Dealing with activating students’ background knowledge, Porter (2006) suggests some techniques. The first technique is brainstorming. In these sessions, teachers ask students to examine together the title of the selection they are about to read. The teacher lists on the board all the information that comes to mind as students read the title. These pieces of information are then used to further recall, and in the process considerable knowledge will be activated.
The second one is pre-questions. Hood et al (1996) state that the teacher asks the students some questions before they read the text is to stimulate what they know about the topic. Whenever teachers or students decided on questions to be answered by reading, they are activating prior knowledge. These questions tend to focus attention and provide for purposeful reading. This will help in guiding students as they complete their reading assignment.
The last one is using visual aids for pre-reading activities also effective to motivate students to learn and activate student’s schemata Porter (2006) states that visual aids can help students to retrieve appropriate knowledge. Pictures, miniatures, real things, photograph, and puppet can activate a student’s prior knowledge.
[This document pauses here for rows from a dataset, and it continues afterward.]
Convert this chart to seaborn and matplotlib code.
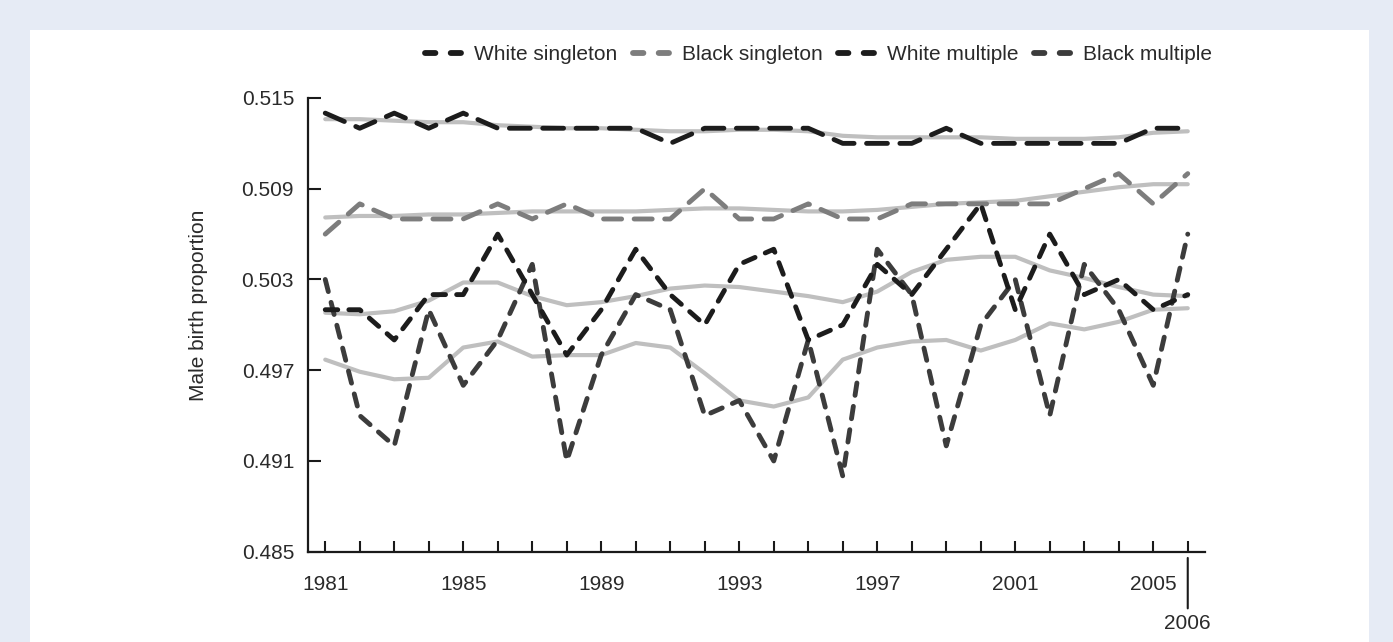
import matplotlib
matplotlib.use("Agg")
import matplotlib.pyplot as plt
from matplotlib.lines import Line2D
from matplotlib.patches import Rectangle
from matplotlib.ticker import FixedLocator, FormatStrFormatter
import seaborn as sns
import pandas as pd

years = list(range(1981, 2007))

white_singleton = [0.514, 0.513, 0.514, 0.513, 0.514, 0.513, 0.513, 0.513, 0.513, 0.513,
                   0.512, 0.513, 0.513, 0.513, 0.513, 0.512, 0.512, 0.512, 0.513, 0.512,
                   0.512, 0.512, 0.512, 0.512, 0.513, 0.513]
black_singleton = [0.506, 0.508, 0.507, 0.507, 0.507, 0.508, 0.507, 0.508, 0.507, 0.507,
                   0.507, 0.509, 0.507, 0.507, 0.508, 0.507, 0.507, 0.508, 0.508, 0.508,
                   0.508, 0.508, 0.509, 0.510, 0.508, 0.510]
white_multiple = [0.501, 0.501, 0.499, 0.502, 0.502, 0.506, 0.502, 0.498, 0.501, 0.505,
                  0.502, 0.500, 0.504, 0.505, 0.499, 0.500, 0.504, 0.502, 0.505, 0.508,
                  0.501, 0.506, 0.502, 0.503, 0.501, 0.502]
black_multiple = [0.503, 0.494, 0.492, 0.501, 0.496, 0.499, 0.504, 0.491, 0.498, 0.502,
                  0.501, 0.494, 0.495, 0.491, 0.499, 0.490, 0.505, 0.502, 0.492, 0.500,
                  0.503, 0.494, 0.504, 0.501, 0.496, 0.506]

# smoothed trend lines (solid light gray)
white_singleton_trend = [0.5136, 0.5136, 0.5135, 0.5134, 0.5134, 0.5132, 0.5131, 0.5130, 0.5130, 0.5129,
                         0.5128, 0.5128, 0.5129, 0.5129, 0.5128, 0.5125, 0.5124, 0.5124, 0.5124, 0.5124,
                         0.5123, 0.5123, 0.5123, 0.5124, 0.5127, 0.5128]
black_singleton_trend = [0.5071, 0.5072, 0.5072, 0.5073, 0.5073, 0.5074, 0.5075, 0.5075, 0.5075, 0.5075,
                         0.5076, 0.5077, 0.5077, 0.5076, 0.5075, 0.5075, 0.5076, 0.5078, 0.5080, 0.5081,
                         0.5082, 0.5085, 0.5088, 0.5091, 0.5093, 0.5093]
white_multiple_trend = [0.5008, 0.5007, 0.5009, 0.5016, 0.5028, 0.5028, 0.5019, 0.5013, 0.5015, 0.5019,
                        0.5024, 0.5026, 0.5025, 0.5022, 0.5019, 0.5015, 0.5022, 0.5035, 0.5043, 0.5045,
                        0.5045, 0.5036, 0.5031, 0.5025, 0.5020, 0.5019]
black_multiple_trend = [0.4977, 0.4969, 0.4964, 0.4965, 0.4985, 0.4989, 0.4979, 0.4980, 0.4980, 0.4988,
                        0.4985, 0.4968, 0.4950, 0.4946, 0.4952, 0.4977, 0.4985, 0.4989, 0.4990, 0.4983,
                        0.4990, 0.5001, 0.4997, 0.5002, 0.5010, 0.5011]

series_names = ["White singleton", "Black singleton", "White multiple", "Black multiple"]
yticks = [0.485, 0.491, 0.497, 0.503, 0.509, 0.515]
labeled_years = [1981, 1985, 1989, 1993, 1997, 2001, 2005]
last_year_label = "2006"
ylabel = "Male birth proportion"

sns.set_theme(style="white")
plt.rcParams["font.family"] = ["Liberation Sans", "DejaVu Sans"]
plt.rcParams["lines.scale_dashes"] = False

W, H = 1393, 642
fig = plt.figure(figsize=(W / 100, H / 100), dpi=100)
fig.patch.set_facecolor("#e6ebf5")
fig.add_artist(Rectangle((30 / W, 0), (1369 - 30) / W, (H - 30) / H,
                         transform=fig.transFigure, facecolor="white",
                         edgecolor="none", zorder=0))

ax = fig.add_axes([308 / W, 1 - 551.7 / H, (1205 - 308) / W, (551.7 - 98) / H])
ax.set_facecolor("none")

df = pd.DataFrame({"year": years,
                   "White singleton": white_singleton,
                   "Black singleton": black_singleton,
                   "White multiple": white_multiple,
                   "Black multiple": black_multiple,
                   "White singleton trend": white_singleton_trend,
                   "Black singleton trend": black_singleton_trend,
                   "White multiple trend": white_multiple_trend,
                   "Black multiple trend": black_multiple_trend})

trend_color = "#bfbfbf"
for name in series_names:
    sns.lineplot(data=df, x="year", y=name + " trend", ax=ax, color=trend_color,
                 linewidth=3.0, solid_capstyle="round", zorder=2, legend=False)

styles = {
    "White singleton": dict(color="#1c1c1c", dash=(15, 9)),
    "Black singleton": dict(color="#7d7d7d", dash=(13, 9)),
    "White multiple": dict(color="#1c1c1c", dash=(9, 8)),
    "Black multiple": dict(color="#3c3c3c", dash=(9, 8)),
}
for name in ["Black singleton", "White singleton", "Black multiple", "White multiple"]:
    st = styles[name]
    sns.lineplot(data=df, x="year", y=name, ax=ax, color=st["color"], linewidth=3.5,
                 linestyle=(0, st["dash"]), dash_capstyle="round",
                 dash_joinstyle="round", zorder=3, legend=False)

ax.set_xlim(1980.5, 2006.5)
ax.set_ylim(0.485, 0.515)

for s in ["top", "right"]:
    ax.spines[s].set_visible(False)
for s in ["left", "bottom"]:
    ax.spines[s].set_color("#1a1a1a")
    ax.spines[s].set_linewidth(1.6)

ax.xaxis.set_major_locator(FixedLocator(labeled_years))
ax.xaxis.set_minor_locator(FixedLocator(years))
ax.set_xticklabels([str(y) for y in labeled_years])
ax.yaxis.set_major_locator(FixedLocator(yticks))
ax.yaxis.set_major_formatter(FormatStrFormatter("%.3f"))

ax.tick_params(axis="x", which="both", direction="in", length=8, width=1.5,
               color="#1a1a1a", pad=17, labelsize=15, labelcolor="#2a2a2a", bottom=True)
ax.tick_params(axis="y", which="major", direction="in", length=9, width=1.5,
               color="#1a1a1a", pad=10, labelsize=15, labelcolor="#2a2a2a", left=True)
ax.set_xlabel("")
ax.set_ylabel(ylabel, fontsize=15, color="#2a2a2a")
ax.yaxis.set_label_coords(-0.1115, 0.542)

ax.annotate(last_year_label, xy=(2006, 0), xycoords=ax.get_xaxis_transform(),
            xytext=(0, -51.5), textcoords="offset points", ha="center", va="center",
            fontsize=15, color="#2a2a2a", annotation_clip=False,
            arrowprops=dict(arrowstyle="-", color="#1a1a1a", lw=1.5,
                            shrinkA=1.5, shrinkB=4.5, relpos=(0.5, 1.0)))

handles = [Line2D([], [], color=styles[n]["color"], linewidth=4.2,
                  linestyle=(0, (7.5, 11)), dash_capstyle="round") for n in series_names]
fig.legend(handles, series_names, loc="center right",
           bbox_to_anchor=(1212 / W, 1 - 55 / H), ncol=4, frameon=False,
           fontsize=15, handlelength=1.75, handletextpad=0.6, columnspacing=0.75,
           borderaxespad=0, borderpad=0, labelcolor="#2a2a2a")

fig.savefig("out.png", dpi=100)
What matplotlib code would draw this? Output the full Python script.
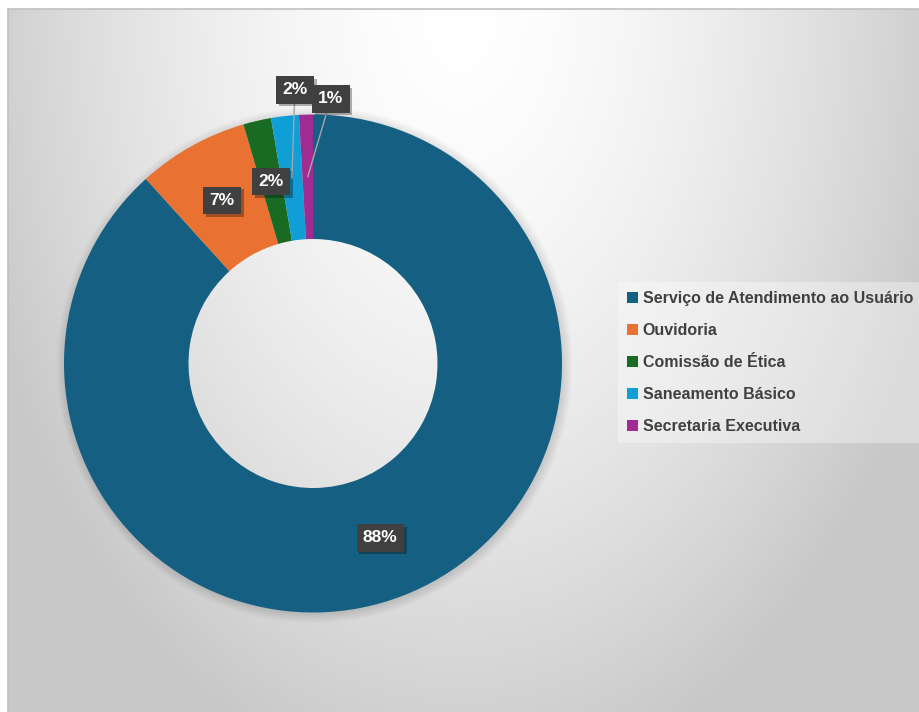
import numpy as np
import matplotlib
matplotlib.use("Agg")
import matplotlib.pyplot as plt
import matplotlib.patches as patches
import matplotlib.patheffects as pe

# atendimentos por canal
categories = [
    "Serviço de Atendimento ao Usuário",
    "Ouvidoria",
    "Comissão de Ética",
    "Saneamento Básico",
    "Secretaria Executiva",
]
values = [98, 8, 2, 2, 1]
colors = ["#156082", "#E97132", "#196B24", "#0F9ED5", "#A02B93"]

W, H = 919, 712
fig = plt.figure(figsize=(W / 100, H / 100), dpi=100)
fig.patch.set_facecolor("white")

# chart area background: soft radial gray gradient, lightest at top centre
x0, y0 = 8, 9
bg = fig.add_axes([x0 / W, 0, (W - x0) / W, (H - y0) / H])
xs = np.arange(x0, W) + 0.5
ys = np.arange(y0, H) + 0.5
gx, gy = np.meshgrid(xs, ys)
d = np.sqrt(((gx - 460) / 500) ** 2 + ((gy - y0) / 780) ** 2)
shade = np.clip(1 - 0.21 * d ** 1.6, 0.785, 1)
bg.imshow(np.dstack([shade] * 3), aspect="auto", interpolation="bilinear")
bg.set_xticks([])
bg.set_yticks([])
for side in ("right", "bottom"):
    bg.spines[side].set_visible(False)
for side in ("top", "left"):
    bg.spines[side].set_color("#c0c0c0")
    bg.spines[side].set_linewidth(1.2)

# donut in pixel coordinates
ax = fig.add_axes([0, 0, 1, 1])
ax.patch.set_alpha(0)
cx, cy, r_out = 313, H - 363.5, 249
ring = r_out / 2

# faint halo just outside the ring
for k in range(10):
    ax.add_patch(patches.Wedge((cx + 1.5, cy - 1.5), r_out + 9 - k, 0, 360,
                               width=ring - 4 + 9 - k, facecolor="black",
                               edgecolor="none", alpha=0.012))

wedges, _ = ax.pie(values, colors=colors, startangle=90, counterclock=False,
                   center=(cx, cy), radius=r_out,
                   wedgeprops=dict(width=ring, linewidth=0))
ax.set_xlim(0, W)
ax.set_ylim(0, H)
ax.set_aspect("auto")
ax.axis("off")

total = sum(values)
r_mid = r_out - ring / 2
# small slices get their label pulled outside with a leader line
offsets = {3: (3, 88), 4: (23, 78)}
label_font = dict(family=["Liberation Sans", "DejaVu Sans"], weight="bold",
                  size=12.5, color="white")
box = dict(boxstyle="square,pad=0.36", facecolor="#404040", edgecolor="none")

for i, (w, v) in enumerate(zip(wedges, values)):
    ang = np.deg2rad((w.theta1 + w.theta2) / 2)
    px, py = cx + r_mid * np.cos(ang), cy + r_mid * np.sin(ang)
    txt = f"{round(100 * v / total)}%"
    if i in offsets:
        t = ax.annotate(txt, xy=(px, py), xytext=offsets[i],
                        textcoords="offset pixels", ha="center", va="center",
                        bbox=box, **label_font,
                        arrowprops=dict(arrowstyle="-", color="#a6a6a6",
                                        lw=1, shrinkA=0, shrinkB=0))
    else:
        t = ax.text(px, py, txt, ha="center", va="center", bbox=box,
                    **label_font)
    t.get_bbox_patch().set_path_effects([
        pe.SimplePatchShadow(offset=(2, -2), shadow_rgbFace="black", alpha=0.3),
        pe.Normal(),
    ])

handles = [patches.Patch(facecolor=c, edgecolor="none", label=n)
           for c, n in zip(colors, categories)]
leg = fig.legend(handles=handles, loc="upper left",
                 bbox_to_anchor=(618 / W, 1 - 282 / H), borderaxespad=0,
                 frameon=True, fancybox=False, framealpha=0.35,
                 facecolor="white", edgecolor="none",
                 prop=dict(family=["Liberation Sans", "DejaVu Sans"],
                           weight="bold", size=11.5),
                 labelcolor="#404040", handlelength=0.7, handleheight=0.7,
                 handletextpad=0.3, labelspacing=1.07, borderpad=0.55)

fig.savefig("out.png", dpi=100)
The second stage of teaching reading in classroom is whilst-reading phase. According to William (in Jansen, 2008:4), the whilst-reading phase or during reading activity draws the students on the text and involves them in the thinking process. These activities help the learners understand the writer’s purpose, the text structure, and the context.
Whilst-reading activities generally aim to encourage students to be active as they read. The emphasis is to guide the students in an interaction with the text which leads to facilitation of comprehension (Cahyono, 1997)
Some strategies that foster comprehension during reading include prompted note taking, structured overviews, study guides, questioning strategies, and underlining (Kelly and Farman, 1990:266)
Giving inserted question in whilst- reading phase also has many advantages. According to Cahyono (1997), questions asked during reading stage should gear the students to the comprehension of main ideas, supporting details and relevant information in the reading text.
However, task- based activities are backbone of teaching. Because the teacher’s success or failure depends on the way s/he plans, organize and controls the tasks. Methodologists concentrate more on the learning task that learners are involved. Task-types suggested by different writers are: taking part in discussion, following and giving instruction, group discussions, presenting arguments, and soon (Nuttal1982; Howwat1984; Nunan1991)
Post- reading activities are aimed at providing review and feedback after reading (Cahyono, 1997). According to Juan (2007), post reading activities can be as varied as the texts they follow, but ideally will tie up with the reading purpose, so that students check and discuss activities done while reading and make use of what they have read in meaningful way, for example, by discussing their a wide range of activities focusing either on the content of the text can be undertaken for example, debate, role-play, discussing characters, events, ideas and arguments, and linking the content with the reader knowledge/experience.
According to Jansen (2008:4), the post reading phase is a follow up of pre-reading phase and whilst reading phase. The activities in this stage encourage students to make use of needed information to express their opinion and form ideas.
Other activities presented in post-reading phase can be post questioning (Cahyono, 1997). When students answer questions based on what they have read, teachers might provide feedback, that is let the students know how well they have performed.